An important look at the controversial aspect of privacy
To further the discussion of the ethical considerations, an elephant in the room has to be addressed – the notorious issue of privacy. This is of particular relevance for the EU with its General Data Protection Regulation (GDPR) and some Asian countries like Japan where strict privacy standards have been implemented. The concern arises from the fact that positioning data is very private and sensitive by nature since it could be used to infer an array of personal information. Where people went to, how long they were there, and with whom they met – these are some of the aspects of their lives that people would prefer to keep private. Yet, the GNSS-enabled applications, in particular the free ones, often base their business models on collecting this confidential information and sharing it with or selling it to the third parties such as advertisers.
Even though users have the right to decide for themselves whether to use a GNSS-powered app or not, making an informed decision often proves to be rather challenging as developer companies tend to minimise the visibility of their data management processes. This is reflected not only in poor policy communication with the users regarding the data usage but is further exacerbated by different storage policies that firms employ ranging from near-immediate deletion of the collected data to a lasting possession. The latter, especially when combined with a lack of comprehensive encryption for reliable data protection, could increase the risk of successful hacker attacks. As such, by agreeing to share their geolocation to receive local weather forecasts or news, people could unknowingly expose themselves to the danger of the intrusion of their privacy.6
All in all, being a major catalysing technology, GNSS gave birth to a new generation of various mobile games that boast a growing community of loyal fans.

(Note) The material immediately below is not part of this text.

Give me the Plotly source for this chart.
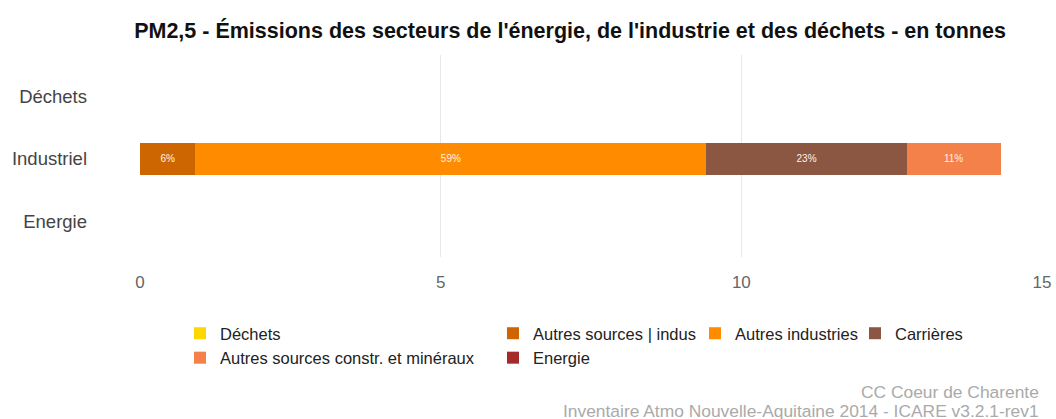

Whether the veteran Geocaching, the world-famous Pokemon Go, or the emerging Randonautica, GNSS-enabled games have their unique charm that lures new audiences to the field. While players go through novel and fun gameplay experiences, they are also often able to learn or exercise as a bonus. At the same time, various firms could use the location data for more targeted advertisement and numerous other applications. Yet, it is vital to remember the efficiency-precision trade-off of the GNSS technology and set adequate preventative measures against cheating to ensure the best possible gaming experience as well as ethically and responsibly treat the collected private location data.